En réalité, de Maistre ne parle pas d'abord de la souveraineté du pape, mais de celle de l'Église. Pour démontrer ensuite que celle-ci est tout entière entre les mains du pape. Car, s'il y eut des conciles, il n'yen eut jamais en dehors de la présence du pape, tandis que le pape peut décider en dehors des conciles. Dès qu'on s'en remet à quelqu'un d'autre qu'au pape pour trancher, le protestantisme remplace le catholicisme.
La foi des nations
Cette part irréductible de la souveraineté qui appartient au pape, n'existe-t-elle pas aussi dans l'ordre national ? "Le premier droit d'une nation est d'exister", a dit Jean-Paul II. Ce droit est-il respecté en ce qui concerne les nations d'Europe ? Si quiconque met le pied dans un pays en devient aussitôt citoyen, la nation veut-elle encore dire quelques chose ? Qui, aujourd'hui, garantit aux Français l'existence et l'avenir de leur nation ? Qui est aux patriotes ce que le pape est aux catholiques ?
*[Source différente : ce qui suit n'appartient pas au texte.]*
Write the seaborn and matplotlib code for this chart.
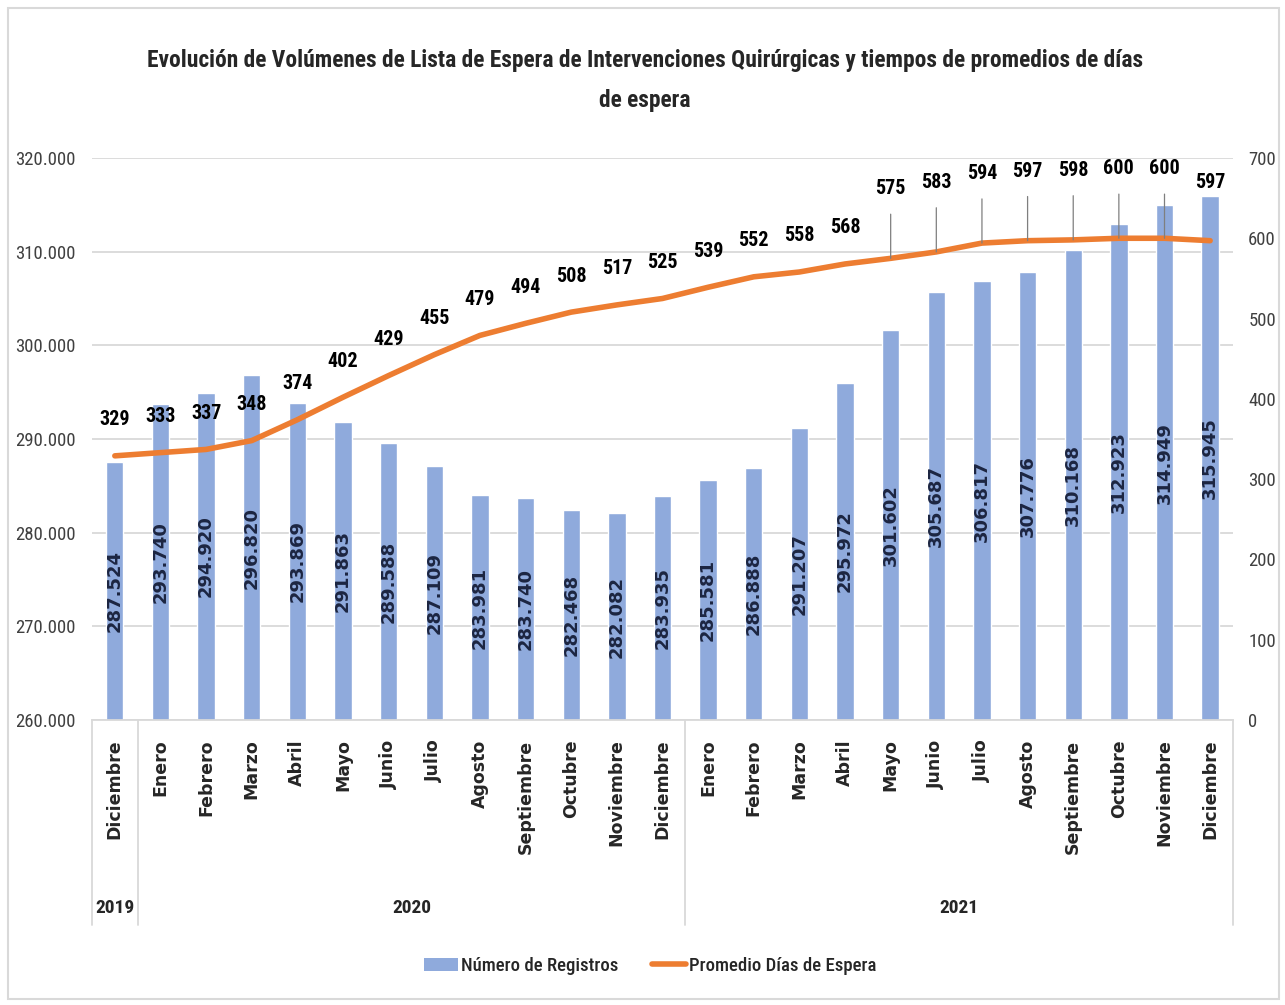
import numpy as np
import pandas as pd
import matplotlib
matplotlib.use("Agg")
import matplotlib.pyplot as plt
from matplotlib import font_manager
from matplotlib.patches import Patch, Rectangle
from matplotlib.lines import Line2D
from matplotlib.ticker import FuncFormatter
import matplotlib.transforms as mtransforms
import seaborn as sns

# Datos
meses = ["Diciembre", "Enero", "Febrero", "Marzo", "Abril", "Mayo", "Junio", "Julio",
         "Agosto", "Septiembre", "Octubre", "Noviembre", "Diciembre",
         "Enero", "Febrero", "Marzo", "Abril", "Mayo", "Junio", "Julio",
         "Agosto", "Septiembre", "Octubre", "Noviembre", "Diciembre"]
anios = ["2019"] + ["2020"] * 12 + ["2021"] * 12
registros = [287524, 293740, 294920, 296820, 293869, 291863, 289588, 287109,
             283981, 283740, 282468, 282082, 283935, 285581, 286888, 291207,
             295972, 301602, 305687, 306817, 307776, 310168, 312923, 314949, 315945]
dias_espera = [329, 333, 337, 348, 374, 402, 429, 455, 479, 494, 508, 517, 525,
               539, 552, 558, 568, 575, 583, 594, 597, 598, 600, 600, 597]
grupos_anio = ["2019", "2020", "2021"]

df = pd.DataFrame({"mes": meses, "anio": anios,
                   "registros": registros, "dias": dias_espera})
df["periodo"] = df["mes"] + " " + df["anio"]
df["pos"] = np.arange(len(df))

AZUL = "#8FAADC"
NARANJA = "#ED7D31"
GRIS = "#D9D9D9"

# fuente estrecha si existe
disponibles = {f.name for f in font_manager.fontManager.ttflist}
estrecha = "DejaVu Sans"
for cand in ["Liberation Sans Narrow", "DejaVu Sans Condensed", "Roboto Condensed",
             "Open Sans Condensed", "Roboto", "Liberation Sans"]:
    if cand in disponibles:
        estrecha = cand
        break

sns.set_theme(style="white")
narrow = [estrecha, "DejaVu Sans"]
wide = ["DejaVu Sans"]
plt.rcParams["font.family"] = narrow

fig = plt.figure(figsize=(12.85, 10.05), dpi=100)
ax = fig.add_axes([0.0716, 0.2836, 0.8879, 0.5592])

sns.barplot(data=df, x="periodo", y="registros", color=AZUL, width=0.38,
            saturation=1, ax=ax, zorder=2)
ax.set_ylim(260000, 320000)
ax.set_yticks(np.arange(260000, 320001, 10000))
ax.yaxis.set_major_formatter(FuncFormatter(lambda v, p: f"{int(v):,}".replace(",", ".")))
ax.grid(axis="y", color=GRIS, lw=1.3, zorder=0)
ax.set_axisbelow(True)
ax.set_xlabel("")
ax.set_ylabel("")
for s in ["top", "right", "left"]:
    ax.spines[s].set_visible(False)
ax.spines["bottom"].set_color(GRIS)
ax.spines["bottom"].set_linewidth(1.3)
ax.tick_params(axis="y", length=0, labelsize=13.5, labelcolor="#404040", pad=12)
ax.set_xticks(df["pos"])
ax.set_xticklabels(df["mes"], rotation=90, va="top", ha="center",
                   fontsize=12.5, fontweight="bold", family=wide, color="#262626")
ax.tick_params(axis="x", length=0, pad=14)

# etiquetas de barras
for x, v in zip(df["pos"], df["registros"]):
    ax.text(x, (v + 260000) / 2, f"{v:,}".replace(",", "."), rotation=90,
            ha="center", va="center", fontsize=13, fontweight="bold",
            family=wide, color="#1C2541", zorder=3)

# eje secundario
ax2 = ax.twinx()
sns.lineplot(data=df, x="pos", y="dias", color=NARANJA, lw=4, ax=ax2, zorder=4)
ax2.set_ylim(0, 700)
ax2.set_yticks(np.arange(0, 701, 100))
ax2.set_ylabel("")
ax2.set_xlabel("")
for s in ["top", "right", "left", "bottom"]:
    ax2.spines[s].set_visible(False)
ax2.tick_params(axis="y", length=0, labelsize=13.5, labelcolor="#404040", pad=11)
ax.set_xlim(-0.5, len(df) - 0.5)

for i, (x, v) in enumerate(zip(df["pos"], df["dias"])):
    if i < 17:
        ax2.annotate(str(v), (x, v), xytext=(0, 26), textcoords="offset points",
                     ha="center", va="center", fontsize=14.5, fontweight="bold",
                     color="black", zorder=5)
    elif i < len(df) - 1:
        ax2.annotate(str(v), (x, v), xytext=(0, 50), textcoords="offset points",
                     ha="center", va="center", fontsize=14.5, fontweight="bold",
                     color="black", zorder=5,
                     arrowprops=dict(arrowstyle="-", color="#7F7F7F", lw=0.9,
                                     shrinkA=9, shrinkB=0))
    else:
        ax2.annotate(str(v), (x, v), xytext=(0, 42), textcoords="offset points",
                     ha="center", va="center", fontsize=14.5, fontweight="bold",
                     color="black", zorder=5)

# eje x de dos niveles
trans = mtransforms.blended_transform_factory(ax.transData, ax.transAxes)
for xs in [-0.5, 0.5, 12.5, len(df) - 0.5]:
    ax.plot([xs, xs], [0, -0.365], transform=trans, color=GRIS, lw=1.3, clip_on=False)
for g in grupos_anio:
    xc = df.loc[df["anio"] == g, "pos"].mean()
    ax.text(xc, -0.3345, g, transform=trans, ha="center", va="center",
            fontsize=14, fontweight="bold", color="#262626")

titulo = ("Evolución de Volúmenes de Lista de Espera de Intervenciones Quirúrgicas "
          "y tiempos de promedios de días\nde espera")
t = fig.text(0.502, 0.920, titulo, ha="center", va="center", fontsize=17.5,
             fontweight="bold", color="#262626", linespacing=1.95)
# ajustar el ancho del título al de la referencia (~1000 px)
fig.canvas.draw()
ancho = t.get_window_extent().width
if ancho > 1000:
    t.set_fontsize(17.5 * 1000 / ancho)

handles = [Patch(facecolor=AZUL, edgecolor="none"),
           Line2D([0], [0], color=NARANJA, lw=4)]
fig.legend(handles, ["Número de Registros", "Promedio Días de Espera"],
           loc="center", bbox_to_anchor=(0.506, 0.039), ncol=2, frameon=False,
           handlelength=1.8, handletextpad=0.15, columnspacing=1.8,
           prop={"size": 13.5, "weight": "medium"})

fig.patches.append(Rectangle((0.006, 0.006), 0.989, 0.986, transform=fig.transFigure,
                             fill=False, edgecolor=GRIS, lw=1.5))

fig.savefig("out.png", dpi=100)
J. de Maistre parle de politique, et non de théologie. Les ferments de divisions dans l'Église qu'il s'emploie à réfuter, on les voit germer et s'épanouir dans la société d'aujourd'hui. Nul ne veut, obéir à quelque règle morale s'il ne l'a pas fixée lui-même. Nul n'ose protester contre les écarts de mœurs, qu'on prétend relever de la sphère privée alors qu'ils s'étalent sur la voie publique et réclament la protection de la loi, au même titre que le mariage et la famille.
Dans ces conditions, il n'y a plus de civilisation, ni même de société. La licence remplace la liberté. "Les civilisations s'épanouissent dans la liberté mais s'étiolent dans l'incroyance", dit Raymond Aron dans l'une des dernières phrases de ses mémoires.
Le patrimoine de tous
Dans la suite de son livre, Joseph de Maistre démontre comment la papauté est une institution capitale de l'Europe, comment elle fut grande en même temps que les nations d'Europe, et faible et contestée quand l'Europe fut en proie aux divisions. Elle appartient au patrimoine de tous, croyants ou non, catholiques ou non. Son sort ne peut laisser personne indifférent, surtout de nos jours, tandis que l'Europe s'interroge sur son avenir ... et par conséquent sur son passé.